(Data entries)
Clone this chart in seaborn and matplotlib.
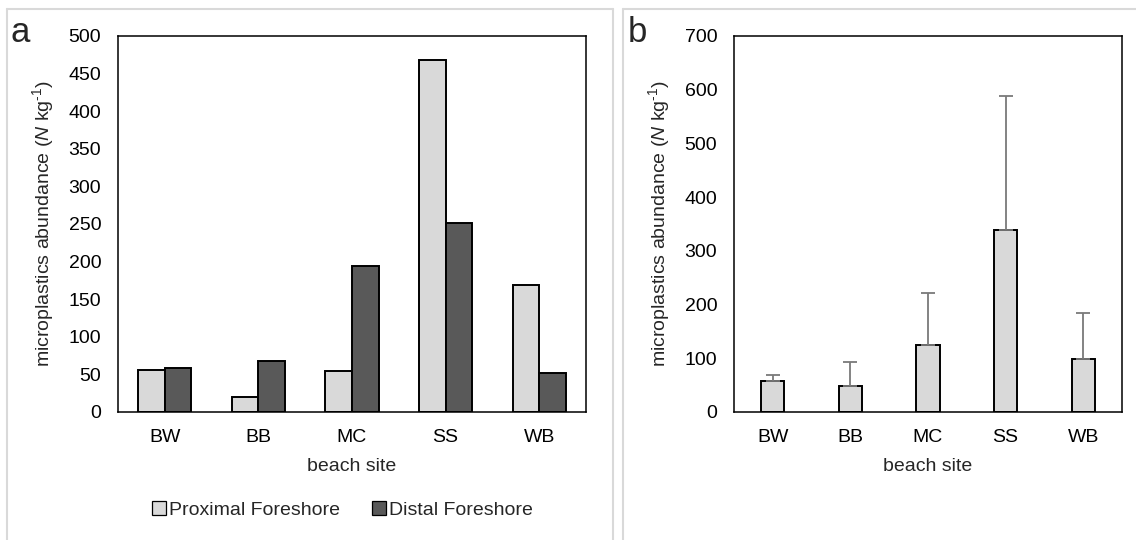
import numpy as np
import pandas as pd
import matplotlib
matplotlib.use("Agg")
import matplotlib.pyplot as plt
from matplotlib.lines import Line2D
import seaborn as sns

# Microplastics abundance by beach site
sites = ["BW", "BB", "MC", "SS", "WB"]
proximal = [56, 20, 55, 468, 169]
distal = [59, 68, 194, 251, 52]
zone_names = ["Proximal Foreshore", "Distal Foreshore"]

# Site means with upper error bounds
site_mean = [58, 48, 125, 338, 99]
site_upper = [69, 94, 222, 589, 185]

light = "#d9d9d9"
dark = "#595959"

sns.set_theme(style="white")
plt.rcParams["font.family"] = ["Liberation Sans", "DejaVu Sans"]
plt.rcParams["mathtext.fontset"] = "custom"
plt.rcParams["mathtext.rm"] = "Liberation Sans"
plt.rcParams["mathtext.it"] = "Liberation Sans:italic"

W, H = 1136, 540
fig = plt.figure(figsize=(W / 100, H / 100), dpi=100)
fig.patch.set_facecolor("white")


def fig_rect(left, top, right, bottom):
    return [left / W, 1 - bottom / H, (right - left) / W, (bottom - top) / H]


ax_a = fig.add_axes(fig_rect(118, 36, 586, 412))
ax_b = fig.add_axes(fig_rect(734, 36, 1122, 412))

ylabel = r"microplastics abundance ($\mathit{N}$ kg$^{\text{-1}}$)"
fs = 14

# Panel a: grouped bars
df_a = pd.DataFrame({
    "site": sites * 2,
    "zone": [zone_names[0]] * len(sites) + [zone_names[1]] * len(sites),
    "value": proximal + distal,
})
sns.barplot(data=df_a, x="site", y="value", hue="zone", hue_order=zone_names,
            palette=[light, dark], width=0.57, gap=0, edgecolor="black",
            linewidth=1.4, errorbar=None, ax=ax_a, legend=False)
ax_a.set_ylim(0, 500)
ax_a.set_yticks(np.arange(0, 501, 50))

# Panel b: mean bars with upper error bars
df_b = pd.DataFrame({"site": sites, "value": site_mean})
sns.barplot(data=df_b, x="site", y="value", color=light, width=0.30,
            edgecolor="black", linewidth=1.4, errorbar=None, ax=ax_b)
err_up = np.array(site_upper) - np.array(site_mean)
ax_b.errorbar(np.arange(len(sites)), site_mean,
              yerr=[np.zeros(len(sites)), err_up], fmt="none",
              ecolor="#7a7a7a", elinewidth=1.3, capsize=5, capthick=1.3,
              zorder=1)
ax_b.set_ylim(0, 700)
ax_b.set_yticks(np.arange(0, 701, 100))

for ax in (ax_a, ax_b):
    ax.set_xlim(-0.5, len(sites) - 0.5)
    ax.set_xlabel("beach site", fontsize=fs, labelpad=9)
    ax.set_ylabel(ylabel, fontsize=fs, labelpad=9)
    ax.tick_params(axis="both", which="both", length=0, labelsize=fs,
                   colors="black")
    ax.tick_params(axis="x", pad=12)
    ax.tick_params(axis="y", pad=12)
    for sp in ax.spines.values():
        sp.set_visible(True)
        sp.set_color("black")
        sp.set_linewidth(1.1)
    ax.set_facecolor("white")

# Legend under panel a
handles = [Line2D([0], [0], marker="s", linestyle="none", markersize=10,
                  markerfacecolor=c, markeredgecolor="black",
                  markeredgewidth=0.9) for c in (light, dark)]
fig.legend(handles, zone_names, loc="center", bbox_to_anchor=(342 / W, 1 - 510 / H),
           ncol=2, frameon=False, fontsize=fs, handletextpad=0.1,
           columnspacing=1.6, handlelength=0.8)

# Panel letters
fig.text(10 / W, 1 - 33 / H, "a", fontsize=25, ha="left", va="center")
fig.text(628 / W, 1 - 32 / H, "b", fontsize=25, ha="left", va="center")

# Panel frames
frame_col = "#d9d9d9"
for x0, x1 in ((7, 613), (623, 1140)):
    fig.add_artist(Line2D([x0 / W, x0 / W], [0, 1 - 9 / H], color=frame_col,
                          lw=1.5, transform=fig.transFigure))
    fig.add_artist(Line2D([x0 / W, x1 / W], [1 - 9 / H, 1 - 9 / H], color=frame_col,
                          lw=1.5, transform=fig.transFigure))
    fig.add_artist(Line2D([x1 / W, x1 / W], [0, 1 - 9 / H], color=frame_col,
                          lw=1.5, transform=fig.transFigure))

fig.savefig("out.png", dpi=100, facecolor="white")
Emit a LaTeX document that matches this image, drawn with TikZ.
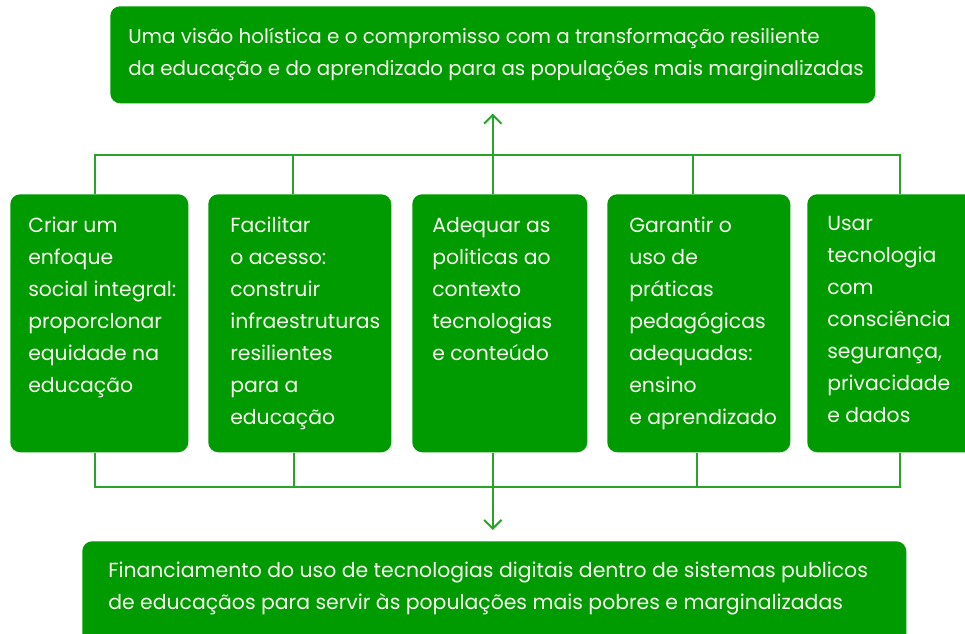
\documentclass[tikz,border=0pt]{standalone}
\usepackage{fontspec}
\setmainfont{Poppins}
\usetikzlibrary{arrows.meta,calc}
\definecolor{boxgreen}{RGB}{0,155,0}
\definecolor{linegreen}{RGB}{40,165,40}
\definecolor{txt}{RGB}{250,250,240}
\newcommand{\lines}[1]{\begin{tabular}[t]{@{}l@{}}#1\end{tabular}}
\tikzset{
  gbox/.style 2 args={fill=boxgreen, draw=none, rounded corners=7.5pt, inner sep=0pt,
    anchor=north west, minimum width=#1*0.75pt, minimum height=#2*0.75pt},
  gtext/.style={anchor=base west, inner sep=0pt, text=txt,
    font=\fontsize{15.3}{24}\selectfont},
  conn/.style={draw=linegreen, line width=1.5pt},
  arr/.style={conn, -{Straight Barb[length=6.5pt,width=13pt,line width=1.5pt]}}
}
\begin{document}
\begin{tikzpicture}[x=0.75pt,y=-0.75pt]
\useasboundingbox (0,0) rectangle (965,634);
\clip (0,0) rectangle (965,634);
% boxes
\node[gbox={765}{97}] (top) at (110,6) {};
\node[gbox={178}{258}] (b1) at (10,194) {};
\node[gbox={183}{258}] (b2) at (208,194) {};
\node[gbox={175}{258}] (b3) at (412,194) {};
\node[gbox={183}{258}] (b4) at (607,194) {};
\node[gbox={183}{258}] (b5) at (807,194) {};
\node[gbox={824}{110}] (bot) at (82,541) {};
% texts
\node[gtext, font=\fontsize{14.9}{24}\selectfont] (ttop) at (128,44) {\lines{Uma visão holística e o compromisso com a transformação resiliente\\da educação e do aprendizado para as populações mais marginalizadas}};
\node[gtext] (t1) at (28,233) {\lines{Criar um\\enfoque\\social integral:\\proporclonar\\equidade na\\educação}};
\node[gtext] (t2) at (230,233) {\lines{Facilitar\\o acesso:\\construir\\infraestruturas\\resilientes\\para a\\educação}};
\node[gtext] (t3) at (432,233) {\lines{Adequar as\\politicas ao\\contexto\\tecnologias\\e conteúdo}};
\node[gtext] (t4) at (629,233) {\lines{Garantir o\\uso de\\práticas\\pedagógicas\\adequadas:\\ensino\\e aprendizado}};
\node[gtext] (t5) at (827,231) {\lines{Usar\\tecnologia\\com\\consciência\\segurança,\\privacidade\\e dados}};
\node[gtext] (tbot) at (108,578) {\lines{Financiamento do uso de tecnologias digitais dentro de sistemas publicos\\de educaçãos para servir às populações mais pobres e marginalizadas}};
% top bus
\coordinate (u1) at (95,155);
\coordinate (u2) at (293,155);
\coordinate (u4) at (693,155);
\coordinate (u5) at (900,155);
\draw[conn] (u1 |- b1.north) -- (u1) -- (u5) -- (u5 |- b5.north);
\draw[conn] (u2) -- (u2 |- b2.north);
\draw[conn] (u4) -- (u4 |- b4.north);
\draw[arr] (top.south |- b3.north) -- ($(top.south)+(0,10)$);
% bottom bus
\coordinate (d1) at (95,487);
\coordinate (d2) at (294,487);
\coordinate (d4) at (697,487);
\coordinate (d5) at (900,487);
\draw[conn] (d1 |- b1.south) -- (d1) -- (d5) -- (d5 |- b5.south);
\draw[conn] (d2) -- (d2 |- b2.south);
\draw[conn] (d4) -- (d4 |- b4.south);
\draw[arr] (top.south |- b3.south) -- ($(top.south |- bot.north)+(0,-11)$);
\end{tikzpicture}
\end{document}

## Objective
From the top of the listing above, repeat each line exactly until you reach the line containing "ax_a.set_yticks(np.arange(0, 501, 50))", and repeat that one too. Leave the pictures out.

## Task solution
Clone this chart in seaborn and matplotlib.
import numpy as np
import pandas as pd
import matplotlib
matplotlib.use("Agg")
import matplotlib.pyplot as plt
from matplotlib.lines import Line2D
import seaborn as sns

# Microplastics abundance by beach site
sites = ["BW", "BB", "MC", "SS", "WB"]
proximal = [56, 20, 55, 468, 169]
distal = [59, 68, 194, 251, 52]
zone_names = ["Proximal Foreshore", "Distal Foreshore"]

# Site means with upper error bounds
site_mean = [58, 48, 125, 338, 99]
site_upper = [69, 94, 222, 589, 185]

light = "#d9d9d9"
dark = "#595959"

sns.set_theme(style="white")
plt.rcParams["font.family"] = ["Liberation Sans", "DejaVu Sans"]
plt.rcParams["mathtext.fontset"] = "custom"
plt.rcParams["mathtext.rm"] = "Liberation Sans"
plt.rcParams["mathtext.it"] = "Liberation Sans:italic"

W, H = 1136, 540
fig = plt.figure(figsize=(W / 100, H / 100), dpi=100)
fig.patch.set_facecolor("white")


def fig_rect(left, top, right, bottom):
    return [left / W, 1 - bottom / H, (right - left) / W, (bottom - top) / H]


ax_a = fig.add_axes(fig_rect(118, 36, 586, 412))
ax_b = fig.add_axes(fig_rect(734, 36, 1122, 412))

ylabel = r"microplastics abundance ($\mathit{N}$ kg$^{\text{-1}}$)"
fs = 14

# Panel a: grouped bars
df_a = pd.DataFrame({
    "site": sites * 2,
    "zone": [zone_names[0]] * len(sites) + [zone_names[1]] * len(sites),
    "value": proximal + distal,
})
sns.barplot(data=df_a, x="site", y="value", hue="zone", hue_order=zone_names,
            palette=[light, dark], width=0.57, gap=0, edgecolor="black",
            linewidth=1.4, errorbar=None, ax=ax_a, legend=False)
ax_a.set_ylim(0, 500)
ax_a.set_yticks(np.arange(0, 501, 50))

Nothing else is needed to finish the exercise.